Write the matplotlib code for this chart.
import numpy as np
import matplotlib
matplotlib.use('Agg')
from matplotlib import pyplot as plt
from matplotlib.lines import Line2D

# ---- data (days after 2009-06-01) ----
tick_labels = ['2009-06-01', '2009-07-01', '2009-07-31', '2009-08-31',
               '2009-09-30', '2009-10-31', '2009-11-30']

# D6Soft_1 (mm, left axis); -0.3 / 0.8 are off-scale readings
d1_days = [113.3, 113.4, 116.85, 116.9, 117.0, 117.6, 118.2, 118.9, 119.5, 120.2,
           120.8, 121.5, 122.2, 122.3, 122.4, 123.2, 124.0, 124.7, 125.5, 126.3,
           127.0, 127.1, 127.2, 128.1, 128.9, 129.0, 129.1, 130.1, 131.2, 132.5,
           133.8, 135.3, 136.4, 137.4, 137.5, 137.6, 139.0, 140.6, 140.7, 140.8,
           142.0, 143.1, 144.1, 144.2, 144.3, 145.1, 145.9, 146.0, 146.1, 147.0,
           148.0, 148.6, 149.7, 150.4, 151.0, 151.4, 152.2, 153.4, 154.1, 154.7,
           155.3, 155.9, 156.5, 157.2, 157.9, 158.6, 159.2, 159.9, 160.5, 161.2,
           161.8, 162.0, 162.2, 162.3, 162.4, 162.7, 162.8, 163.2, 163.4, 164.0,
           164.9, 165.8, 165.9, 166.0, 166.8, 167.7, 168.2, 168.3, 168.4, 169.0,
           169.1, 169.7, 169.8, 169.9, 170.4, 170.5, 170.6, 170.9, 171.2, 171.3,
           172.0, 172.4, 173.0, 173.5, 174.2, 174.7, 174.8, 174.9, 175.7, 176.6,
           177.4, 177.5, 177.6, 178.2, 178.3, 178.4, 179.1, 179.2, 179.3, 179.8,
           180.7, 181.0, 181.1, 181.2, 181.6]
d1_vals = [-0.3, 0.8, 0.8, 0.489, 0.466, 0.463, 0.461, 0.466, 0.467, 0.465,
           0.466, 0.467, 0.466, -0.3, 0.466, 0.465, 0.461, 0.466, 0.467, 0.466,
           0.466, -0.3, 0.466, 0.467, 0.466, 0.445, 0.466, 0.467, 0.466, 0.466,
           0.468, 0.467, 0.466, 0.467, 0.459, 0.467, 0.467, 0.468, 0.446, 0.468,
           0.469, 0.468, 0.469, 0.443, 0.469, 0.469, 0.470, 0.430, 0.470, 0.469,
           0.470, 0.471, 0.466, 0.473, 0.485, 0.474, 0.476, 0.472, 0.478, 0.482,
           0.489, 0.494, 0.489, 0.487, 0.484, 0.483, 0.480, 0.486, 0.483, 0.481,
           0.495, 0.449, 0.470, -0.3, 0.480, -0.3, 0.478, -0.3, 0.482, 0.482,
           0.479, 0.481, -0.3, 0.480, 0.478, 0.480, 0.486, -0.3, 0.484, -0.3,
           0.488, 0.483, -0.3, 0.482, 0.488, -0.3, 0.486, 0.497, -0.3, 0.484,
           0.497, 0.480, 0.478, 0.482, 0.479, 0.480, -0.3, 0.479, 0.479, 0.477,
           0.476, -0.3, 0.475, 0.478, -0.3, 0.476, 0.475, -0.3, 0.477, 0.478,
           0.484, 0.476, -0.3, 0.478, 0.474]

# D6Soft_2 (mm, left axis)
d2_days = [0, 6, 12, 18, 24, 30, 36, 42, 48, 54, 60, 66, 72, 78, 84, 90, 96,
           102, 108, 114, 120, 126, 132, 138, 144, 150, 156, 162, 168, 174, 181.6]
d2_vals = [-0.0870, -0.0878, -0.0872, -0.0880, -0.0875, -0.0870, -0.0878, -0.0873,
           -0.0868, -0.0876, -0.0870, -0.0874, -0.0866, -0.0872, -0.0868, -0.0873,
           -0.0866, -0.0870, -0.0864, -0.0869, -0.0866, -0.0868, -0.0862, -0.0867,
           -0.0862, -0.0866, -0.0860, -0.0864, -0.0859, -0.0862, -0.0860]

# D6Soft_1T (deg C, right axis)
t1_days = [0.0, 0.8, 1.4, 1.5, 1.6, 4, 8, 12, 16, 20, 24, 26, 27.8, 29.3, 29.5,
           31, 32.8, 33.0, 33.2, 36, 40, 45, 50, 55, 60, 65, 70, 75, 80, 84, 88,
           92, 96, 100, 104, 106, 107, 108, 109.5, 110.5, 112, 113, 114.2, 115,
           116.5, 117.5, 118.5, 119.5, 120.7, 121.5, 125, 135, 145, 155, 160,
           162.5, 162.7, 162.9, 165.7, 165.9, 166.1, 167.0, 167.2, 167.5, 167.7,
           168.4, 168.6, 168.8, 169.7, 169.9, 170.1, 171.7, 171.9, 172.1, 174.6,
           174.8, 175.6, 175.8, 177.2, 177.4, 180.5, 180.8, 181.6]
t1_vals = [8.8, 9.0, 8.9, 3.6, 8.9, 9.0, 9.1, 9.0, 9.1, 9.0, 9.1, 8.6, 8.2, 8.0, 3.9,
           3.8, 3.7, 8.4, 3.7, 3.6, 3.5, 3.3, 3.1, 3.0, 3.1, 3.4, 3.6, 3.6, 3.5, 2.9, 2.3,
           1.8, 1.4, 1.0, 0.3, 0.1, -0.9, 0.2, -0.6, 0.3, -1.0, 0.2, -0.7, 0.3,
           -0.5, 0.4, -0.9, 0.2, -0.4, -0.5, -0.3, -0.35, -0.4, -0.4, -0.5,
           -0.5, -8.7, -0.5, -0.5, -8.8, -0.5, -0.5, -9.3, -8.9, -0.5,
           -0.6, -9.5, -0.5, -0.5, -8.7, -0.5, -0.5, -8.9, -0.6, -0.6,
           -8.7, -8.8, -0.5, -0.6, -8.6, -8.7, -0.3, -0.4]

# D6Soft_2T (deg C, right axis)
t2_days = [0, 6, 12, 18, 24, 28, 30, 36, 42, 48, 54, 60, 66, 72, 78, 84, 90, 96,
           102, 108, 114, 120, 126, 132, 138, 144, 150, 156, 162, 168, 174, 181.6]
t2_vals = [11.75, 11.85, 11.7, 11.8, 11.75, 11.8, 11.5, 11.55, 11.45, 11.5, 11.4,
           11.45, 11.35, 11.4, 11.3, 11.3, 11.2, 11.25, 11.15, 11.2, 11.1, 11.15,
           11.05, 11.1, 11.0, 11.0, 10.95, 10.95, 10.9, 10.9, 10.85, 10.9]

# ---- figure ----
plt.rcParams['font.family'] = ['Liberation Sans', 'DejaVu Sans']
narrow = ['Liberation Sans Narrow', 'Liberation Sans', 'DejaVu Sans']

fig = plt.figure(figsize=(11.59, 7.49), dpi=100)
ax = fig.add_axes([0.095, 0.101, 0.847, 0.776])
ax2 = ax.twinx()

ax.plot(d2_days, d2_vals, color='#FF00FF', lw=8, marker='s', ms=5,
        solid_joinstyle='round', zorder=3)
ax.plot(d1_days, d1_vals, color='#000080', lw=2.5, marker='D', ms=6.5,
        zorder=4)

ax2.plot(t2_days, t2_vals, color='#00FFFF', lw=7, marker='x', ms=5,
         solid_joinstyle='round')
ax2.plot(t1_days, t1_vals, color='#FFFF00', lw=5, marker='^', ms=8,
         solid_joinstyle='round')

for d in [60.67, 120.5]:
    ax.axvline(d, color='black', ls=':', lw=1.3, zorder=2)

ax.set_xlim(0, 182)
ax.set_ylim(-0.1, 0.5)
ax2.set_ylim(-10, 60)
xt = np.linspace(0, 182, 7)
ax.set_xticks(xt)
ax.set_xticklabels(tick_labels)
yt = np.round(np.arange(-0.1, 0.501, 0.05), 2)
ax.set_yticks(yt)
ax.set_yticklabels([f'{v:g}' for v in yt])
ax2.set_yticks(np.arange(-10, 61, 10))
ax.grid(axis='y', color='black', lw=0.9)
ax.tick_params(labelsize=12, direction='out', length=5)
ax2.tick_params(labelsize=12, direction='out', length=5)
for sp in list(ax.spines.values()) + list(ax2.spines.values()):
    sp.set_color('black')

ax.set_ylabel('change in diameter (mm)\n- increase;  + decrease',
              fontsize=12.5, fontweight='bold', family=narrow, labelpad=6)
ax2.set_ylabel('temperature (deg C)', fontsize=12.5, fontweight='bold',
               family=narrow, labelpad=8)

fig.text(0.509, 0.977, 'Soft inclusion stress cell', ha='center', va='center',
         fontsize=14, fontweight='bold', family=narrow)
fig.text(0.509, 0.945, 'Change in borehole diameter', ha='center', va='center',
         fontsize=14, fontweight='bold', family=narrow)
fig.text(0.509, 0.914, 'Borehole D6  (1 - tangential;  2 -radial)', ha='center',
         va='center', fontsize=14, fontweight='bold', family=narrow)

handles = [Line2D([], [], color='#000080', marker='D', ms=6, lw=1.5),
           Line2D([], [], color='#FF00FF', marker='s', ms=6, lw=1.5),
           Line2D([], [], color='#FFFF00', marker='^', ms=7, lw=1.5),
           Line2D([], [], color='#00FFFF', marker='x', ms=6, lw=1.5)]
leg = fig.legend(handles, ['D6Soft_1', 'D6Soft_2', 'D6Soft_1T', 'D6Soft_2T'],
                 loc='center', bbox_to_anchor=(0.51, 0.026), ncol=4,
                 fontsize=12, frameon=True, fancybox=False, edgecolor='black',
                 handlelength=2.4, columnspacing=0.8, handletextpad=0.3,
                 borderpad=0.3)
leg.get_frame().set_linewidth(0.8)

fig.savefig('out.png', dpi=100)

- Goal of the exercise
The lines to collect are those holding the string "matplotlib"; copy them all.

- Full solution
Write the matplotlib code for this chart.
import matplotlib
matplotlib.use('Agg')
from matplotlib import pyplot as plt
from matplotlib.lines import Line2D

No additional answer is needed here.